The dreary gubernatorial race makes the Little Rock mayoral race, with four interesting, experienced candidates, more fun to watch. For starters, you have two black candidates, Jesse Mason and Bill Walker, competing for the generally monolithic black vote and both of them happen to have homes in ritzy Chenal Valley. The field is completed by Mark Stodola, now a Heights resident who spent some years as part of the downtown historic restoration movement, and Barbara Graves, a West Little Rock retailer and City Board veteran.
Mason set the tone by calling for more cops to combat rising crime. Walker, maybe more in touch with the base he hopes to dominate, wants to balance enforcement with prevention and rehabilitation. Stodola has employed a surplus from earlier political campaigns to hit TV early with ads by which he hopes to spread-eagle the field. A former prosecutor who’s shut down drug houses, he says he knows how to fight crime.
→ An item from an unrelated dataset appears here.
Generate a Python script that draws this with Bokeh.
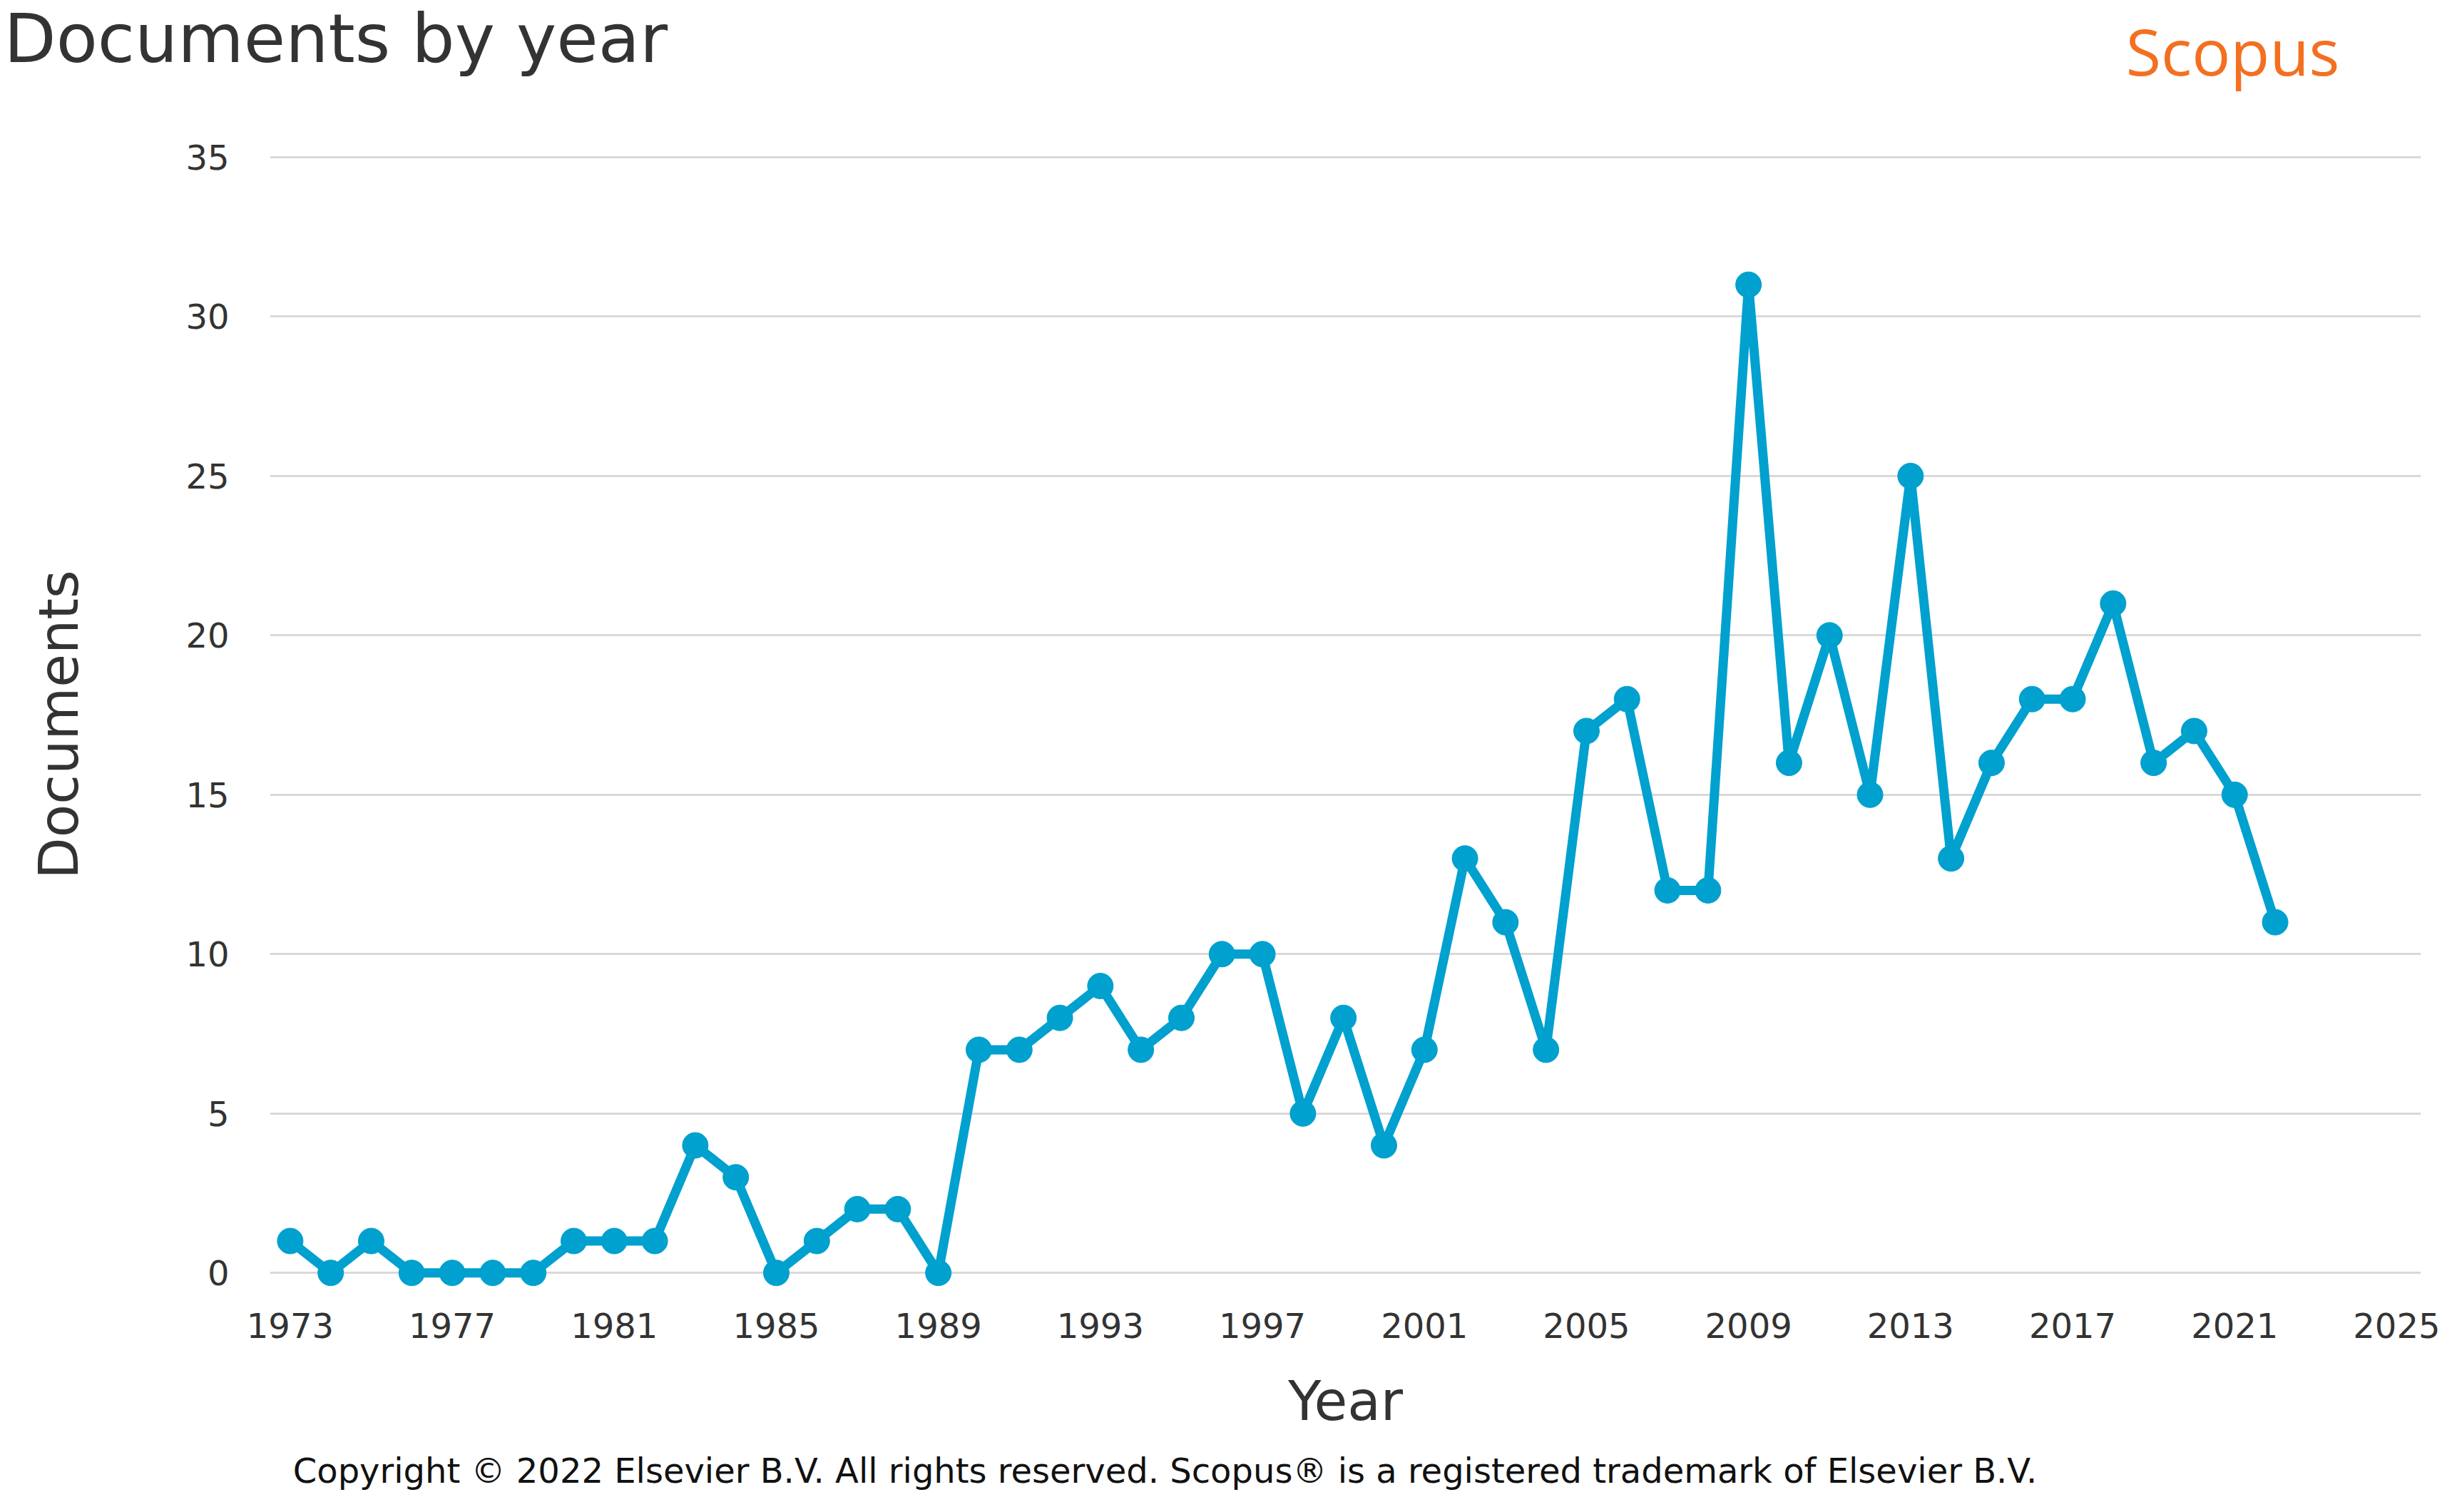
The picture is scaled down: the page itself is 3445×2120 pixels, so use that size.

Stodola’s ads last week prompted the first major gaffe of the race. Graves criticized Stodola’s tactic in an interview with the Democrat-Gazette. “Is he running for mayor, which is policies and procedures? Or is he running for sheriff or prosecutor or police chief or assistant police chief? What’s he running for?”
Crime is an issue, if not THE issue. Voters don’t want a mayor who’ll score an A on a “policies and procedures” quiz. They want a leader who understands their needs and inspires them with ideas. They don’t want to be told their issues are irrelevant.
We also want our leaders beyond reproach. Stodola should make it unequivocally clear that he’ll resign his job as attorney to the Little Rock Airport Commission if he’s elected and that he’ll guarantee that no future money paid his firm for the work will reach him directly or indirectly. Similarly, Bill Walker need not delay an announcement that he’ll instantly give up his role as minority contractor on airport catering should he be elected. He also should pledge to sever that relationship in a transparent way so that voters have no cause for lingering suspicion. (It is true that Walker’s forceful personality is the template for the type of person who could be a successful mayor despite the job’s structural limitations.)
Crime. Impact fees. Sprawl. Meaningful code enforcement. Tax policy. The form of government. The rising cost of city services. Protection of Lake Maumelle. These are issues that truly hit voters where they live. A mayor can set the agenda and deliver a swing vote. For that reason, and personalities, too, I find the race more interesting than A$a’s warmed-over imitation of a 1992 Sheffield Nelson and Mike’s impression of the Mark Pryor rope-a-dope strategy.